Data shown:
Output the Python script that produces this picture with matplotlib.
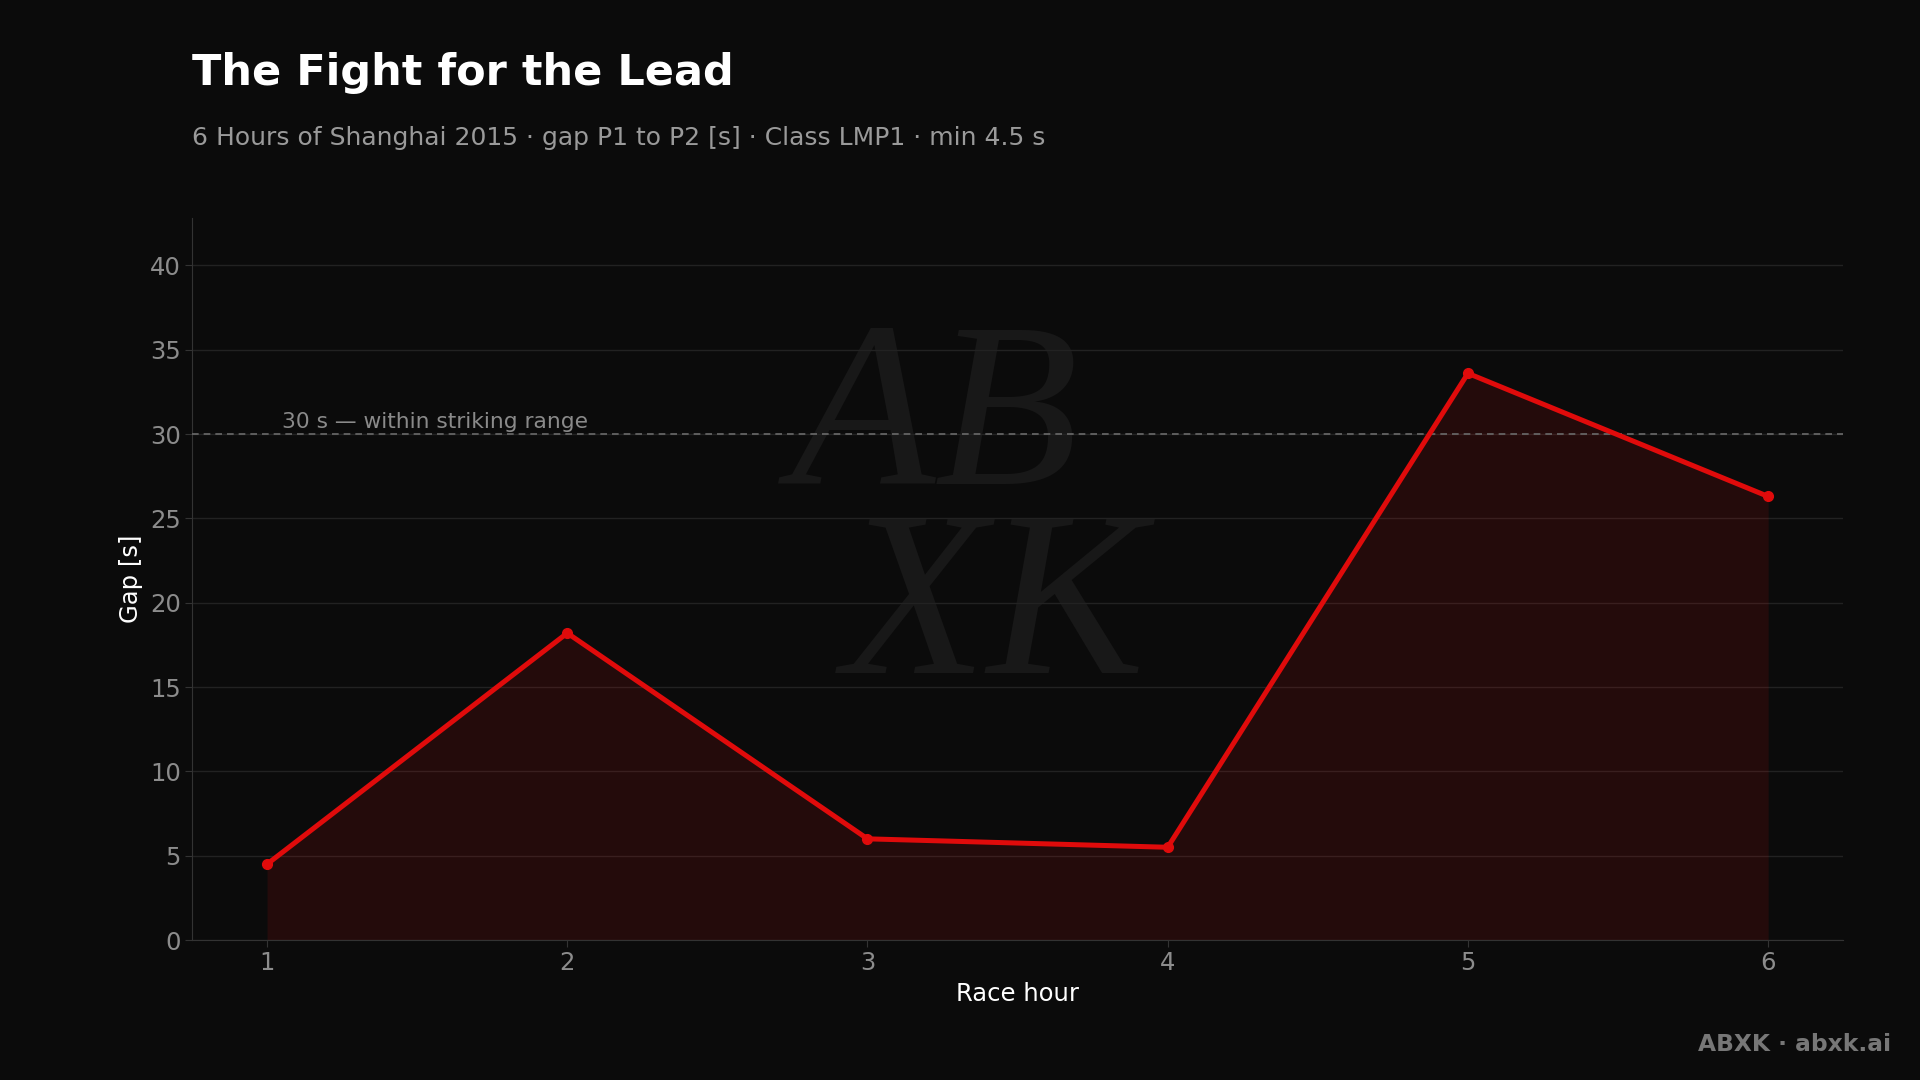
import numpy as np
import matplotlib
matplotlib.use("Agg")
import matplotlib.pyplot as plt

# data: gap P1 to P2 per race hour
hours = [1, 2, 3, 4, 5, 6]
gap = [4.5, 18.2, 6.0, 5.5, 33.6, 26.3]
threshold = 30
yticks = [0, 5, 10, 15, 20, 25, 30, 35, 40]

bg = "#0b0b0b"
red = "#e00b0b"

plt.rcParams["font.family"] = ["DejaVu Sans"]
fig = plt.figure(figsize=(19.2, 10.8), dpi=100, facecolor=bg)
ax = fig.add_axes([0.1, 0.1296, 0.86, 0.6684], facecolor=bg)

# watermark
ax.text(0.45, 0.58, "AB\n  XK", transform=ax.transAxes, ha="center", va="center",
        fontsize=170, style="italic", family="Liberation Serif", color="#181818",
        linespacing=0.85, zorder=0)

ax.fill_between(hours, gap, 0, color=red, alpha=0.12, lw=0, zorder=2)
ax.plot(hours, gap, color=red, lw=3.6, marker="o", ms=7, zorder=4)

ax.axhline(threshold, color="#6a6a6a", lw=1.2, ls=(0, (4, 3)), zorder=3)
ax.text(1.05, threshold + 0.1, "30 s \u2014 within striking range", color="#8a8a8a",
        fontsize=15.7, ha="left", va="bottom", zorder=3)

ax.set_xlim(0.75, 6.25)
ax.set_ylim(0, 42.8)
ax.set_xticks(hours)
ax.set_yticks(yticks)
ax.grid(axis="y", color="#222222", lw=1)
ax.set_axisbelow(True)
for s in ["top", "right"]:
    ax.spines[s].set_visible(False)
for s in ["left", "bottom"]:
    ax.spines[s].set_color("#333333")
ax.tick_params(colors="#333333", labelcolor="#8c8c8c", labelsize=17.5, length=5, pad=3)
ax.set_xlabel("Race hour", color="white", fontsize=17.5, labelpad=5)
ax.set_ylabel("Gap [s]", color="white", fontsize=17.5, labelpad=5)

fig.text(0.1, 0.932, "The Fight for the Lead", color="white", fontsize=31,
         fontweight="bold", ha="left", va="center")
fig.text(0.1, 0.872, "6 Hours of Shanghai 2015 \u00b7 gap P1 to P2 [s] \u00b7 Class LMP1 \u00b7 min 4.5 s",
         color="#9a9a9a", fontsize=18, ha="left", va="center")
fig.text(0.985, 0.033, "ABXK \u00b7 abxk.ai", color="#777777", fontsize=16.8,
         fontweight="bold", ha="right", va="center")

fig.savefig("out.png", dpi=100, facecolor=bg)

==

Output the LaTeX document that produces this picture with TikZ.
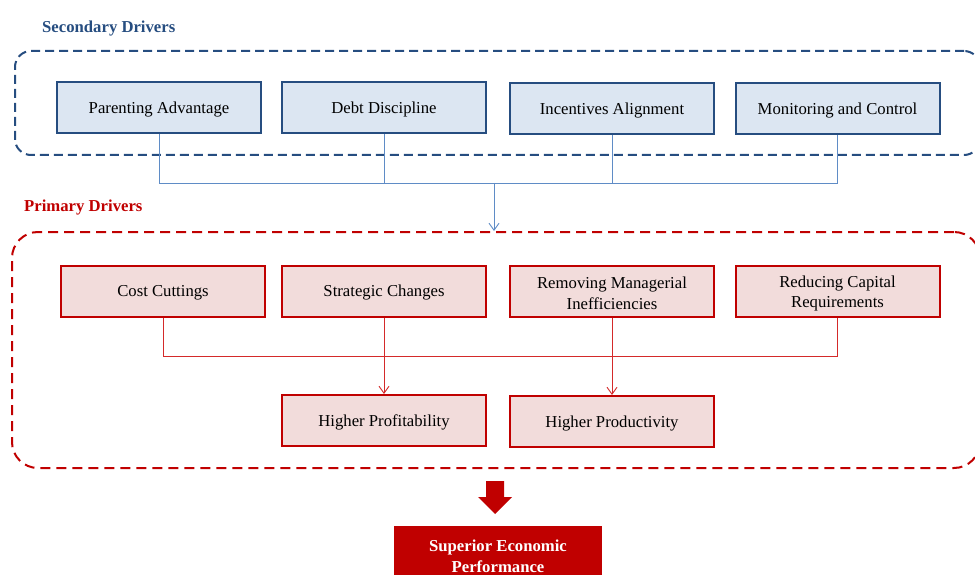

Problem requirements: Extract, without any images, the part of the material above that opens with the line containing "Output the Python" and closes with the line containing "linespacing=0.85, zorder=0)", both lines included.

Response:
Output the Python script that produces this picture with matplotlib.
import numpy as np
import matplotlib
matplotlib.use("Agg")
import matplotlib.pyplot as plt

# data: gap P1 to P2 per race hour
hours = [1, 2, 3, 4, 5, 6]
gap = [4.5, 18.2, 6.0, 5.5, 33.6, 26.3]
threshold = 30
yticks = [0, 5, 10, 15, 20, 25, 30, 35, 40]

bg = "#0b0b0b"
red = "#e00b0b"

plt.rcParams["font.family"] = ["DejaVu Sans"]
fig = plt.figure(figsize=(19.2, 10.8), dpi=100, facecolor=bg)
ax = fig.add_axes([0.1, 0.1296, 0.86, 0.6684], facecolor=bg)

# watermark
ax.text(0.45, 0.58, "AB\n  XK", transform=ax.transAxes, ha="center", va="center",
        fontsize=170, style="italic", family="Liberation Serif", color="#181818",
        linespacing=0.85, zorder=0)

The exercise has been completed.